MAPWaters Act Introduced, Considered In House Natural Resources Committee

Anglers and hunters applaud bill that would digitize recreational access information on federal waterways

The Theodore Roosevelt Conservation Partnership cheered the introduction of the Modernizing Access to Our Public Waters Act (H.R. 6127) and the bill’s consideration in the House Natural Resources Subcommittee on Water, Wildlife, and Fisheries.

The MAPWaters Act would improve recreation on federal waterways by investing in modern technology to provide anglers, hunters, boaters, and other water users the information they need to safely and legally access and utilize public waters administered by federal agencies.

The bipartisan legislation is sponsored by Representative Blake Moore (R-Utah) and cosponsored by Rep. Jimmy Panetta (D-Calif.), Rep. Russ Fulcher (R-Idaho), and Rep. Debbie Dingell (D-Mich.). 

“The MAPWaters Act will give Americans the confidence they need to partake in water-based recreation opportunities by directing federal agencies to clarify the complex rules of public waterways into accessible data in geospatial form,” said Whit Fosburgh, president and CEO of the Theodore Roosevelt Conservation Partnership. “This common-sense legislation will help recreationists stay safe and legal while enjoying the great outdoors.”
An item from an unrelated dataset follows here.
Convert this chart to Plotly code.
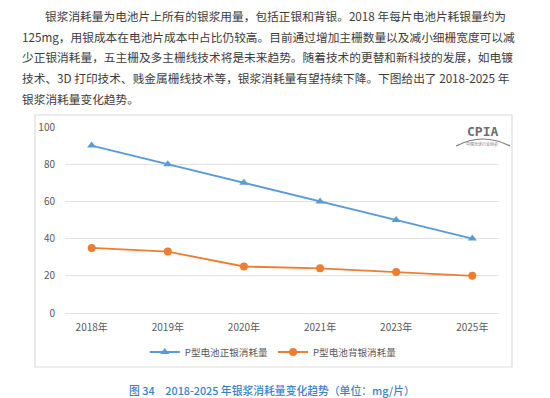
import plotly.graph_objects as go

categories = ["2018年", "2019年", "2020年", "2021年", "2023年", "2025年"]
front_silver = [90, 80, 70, 60, 50, 40]
back_silver = [35, 33, 25, 24, 22, 20]
series_names = ["P型电池正银消耗量", "P型电池背银消耗量"]
y_ticks = [0, 20, 40, 60, 80, 100]

paragraph = [
    "银浆消耗量为电池片上所有的银浆用量，包括正银和背银。2018 年每片电池片耗银量约为",
    "125mg，用银成本在电池片成本中占比仍较高。目前通过增加主栅数量以及减小细栅宽度可以减",
    "少正银消耗量，五主栅及多主栅线技术将是未来趋势。随着技术的更替和新科技的发展，如电镀",
    "技术、3D 打印技术、贱金属栅线技术等，银浆消耗量有望持续下降。下图给出了 2018-2025 年",
    "银浆消耗量变化趋势。",
]
caption = "图 34　2018-2025 年银浆消耗量变化趋势（单位：mg/片）"

# page body has an 8px margin: figure drawn at (8,8)
OFF = 8
W, H = 550 - OFF, 398 - OFF
# plot area in page pixels: x 65..499, y 127..313
PX0, PX1, PY0, PY1 = 65, 499, 127, 313
L, T = PX0 - OFF, PY0 - OFF
R, B = W - (PX1 - OFF), H - (PY1 - OFF)
PW, PH = PX1 - PX0, PY1 - PY0


def px(x):
    return (x - PX0) / PW


def py(y):
    return (PY1 - y) / PH


FONT = "Noto Sans CJK SC"

fig = go.Figure()
fig.add_trace(go.Scatter(
    x=categories, y=front_silver, name=series_names[0], mode="lines+markers",
    line=dict(color="#5B9BD5", width=1.8),
    marker=dict(symbol="triangle-up", size=8, color="#5B9BD5"),
))
fig.add_trace(go.Scatter(
    x=categories, y=back_silver, name=series_names[1], mode="lines+markers",
    line=dict(color="#ED7D31", width=1.8),
    marker=dict(symbol="circle", size=8, color="#ED7D31"),
))

annotations = []
line_y = [15.5, 36.2, 57, 77.8, 98.5]
for i, (txt, yy) in enumerate(zip(paragraph, line_y)):
    annotations.append(dict(
        text=txt, xref="paper", yref="paper", x=px(43 if i == 0 else 20), y=py(yy),
        xanchor="left", yanchor="middle", showarrow=False,
        font=dict(family=FONT, size=11.7, color="#3c3c3c"),
    ))
annotations.append(dict(
    text=caption, xref="paper", yref="paper", x=px(272), y=py(390),
    xanchor="center", yanchor="middle", showarrow=False,
    font=dict(family=FONT, size=10.8, color="#3B82C4", weight=500),
))
# CPIA logo
annotations.append(dict(
    text="<b>CPIA</b>", xref="paper", yref="paper", x=px(482), y=py(131),
    xanchor="center", yanchor="middle", showarrow=False,
    font=dict(family="DejaVu Sans Mono", size=13, color="#6f6f6f"),
))
annotations.append(dict(
    text="中国光伏行业协会", xref="paper", yref="paper", x=px(482), y=py(144),
    xanchor="center", yanchor="middle", showarrow=False,
    font=dict(family=FONT, size=4, color="#6f6f6f"),
))

shapes = [
    dict(type="rect", xref="paper", yref="paper", x0=px(35), x1=px(512), y0=py(115), y1=py(367),
         line=dict(color="#dcdcdc", width=1.2), fillcolor="rgba(0,0,0,0)", layer="below"),
    dict(type="path", xref="paper", yref="paper",
         path=f"M {px(456)},{py(146)} Q {px(483)},{py(132)} {px(510)},{py(146)}",
         line=dict(color="#7a7a7a", width=1.2)),
]

fig.update_layout(
    width=W, height=H,
    margin=dict(l=L, r=R, t=T, b=B, pad=0),
    paper_bgcolor="white", plot_bgcolor="white",
    font=dict(family=FONT, size=10, color="#595959"),
    showlegend=True,
    legend=dict(orientation="h", x=0.48, xanchor="center", y=py(352), yanchor="middle",
                font=dict(family=FONT, size=9.6, color="#595959"), itemwidth=30,
                bgcolor="rgba(0,0,0,0)"),
    xaxis=dict(type="category", showgrid=False, showline=False, zeroline=False,
               ticks="", tickfont=dict(size=10, color="#595959"), ticklabelstandoff=7),
    yaxis=dict(range=[0, 100], tickvals=y_ticks, showgrid=True, gridcolor="#e3e3e3", gridwidth=1,
               zeroline=True, zerolinecolor="#e3e3e3", zerolinewidth=1, showline=False,
               ticks="", tickfont=dict(size=10, color="#595959"), ticklabelstandoff=9),
    annotations=annotations,
    shapes=shapes,
)

fig.write_html("out.html")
The MAPWaters Act builds on the success of the recent MAPLand Act by directing federal agencies to digitize water and fishing access and recreational use information on federal waterways and to make those resources readily available to the public. Federal waterways include any portion of a body of water managed, or partially managed, by one or more of the following federal agencies: the Bureau of Reclamation, the National Park Service, the Bureau of Land Management, the United States Fish and Wildlife Service, and the Forest Service.

This newly digitized public information would include:

• Status information on which waterways are open or closed to entry or watercraft, including watercraft inspection or decontamination requirements.

• The areas of waterways with restrictions on motorized propulsion, horsepower, or gasoline fuel.

• Types of watercraft that are restricted on each area of a waterway, including the permissibility of canoes, rafts, motorboats, airboats, oversnow vehicles on frozen bodies of water, etc.

• The location and geographic boundaries of fishing restrictions on recreational and commercial fishing, including full or partial closures, no-take zones, and fishing restrictions within or surrounding marine protected areas.

• Fishing restrictions concerning specific types of equipment or bait, such as restrictions on the use of barbed hooks or live bait and requirements with respect to catch and release.

Much of this information is housed in agency documents and difficult for the public to discover and access. For example, in the Code of Federal Regulations, the U.S. Fish and Wildlife Service includes 42 pages worth of National Wildlife Refuge specific recreation rules, many of which are tied to waterway navigation, use, and fishing.

The clarity and accessibility of regulations for both the public and the agencies entrusted to manage these waters will result in more Americans confidently accessing and enjoying their public waters.

“Knowing where to go fishing and what you can do when you get there is basic information all anglers need for a successful day on the water,” said Lindsay Slater, vice president of government affairs for Trout Unlimited. “The MAPWaters Act will standardize and simplify information for anglers to access and use waters managed by federal agencies, including decontamination requirements to help prevent the spread of aquatic invasive species. We look forward to this bill becoming law and helping to better inform anglers who fish on public waters.”

“The MAPWaters Act will make spatial information on fishing and boating regulations more accessible, ensuring anglers can stay up-to-date with changing rules and restrictions,” said Mike Leonard, vice president of government affairs at the American Sportfishing Association. “By standardizing and digitizing information on federal waterways, MAPWaters will provide improved information on fishing piers, boat ramps, and access points, helping America’s 54.5 million anglers find new fishing spots. We thank Representatives Moore, Panetta, Fulcher, and Dingell for their leadership on this bill.”

“Access to water is just as important to hunters, anglers, and other outdoor recreationists as access to land,” said Laura Orvidas, CEO of onX. “Yet, regulations regarding water access are even more complex. Having water access information and regulations publicly available in a digital format is critical for communicating intended water use for responsible access and protecting aquatic species and their habitats. Through the MAPWaters Act, we can help empower the outdoor community to not only enjoy our nation’s vast waterways, but also recreate responsibly.”

“Improved national mapping data from federal agencies about watercraft restrictions and fishing regulations will help outdoor enthusiasts, anglers, and other water users discover and access new recreational opportunities,” said Zachary Pope, founder of TroutRoutes, a fishing focused navigation application. “For the benefit of millions of American anglers, we support this bill and encourage Congress to advance the MAPWaters Act into law.”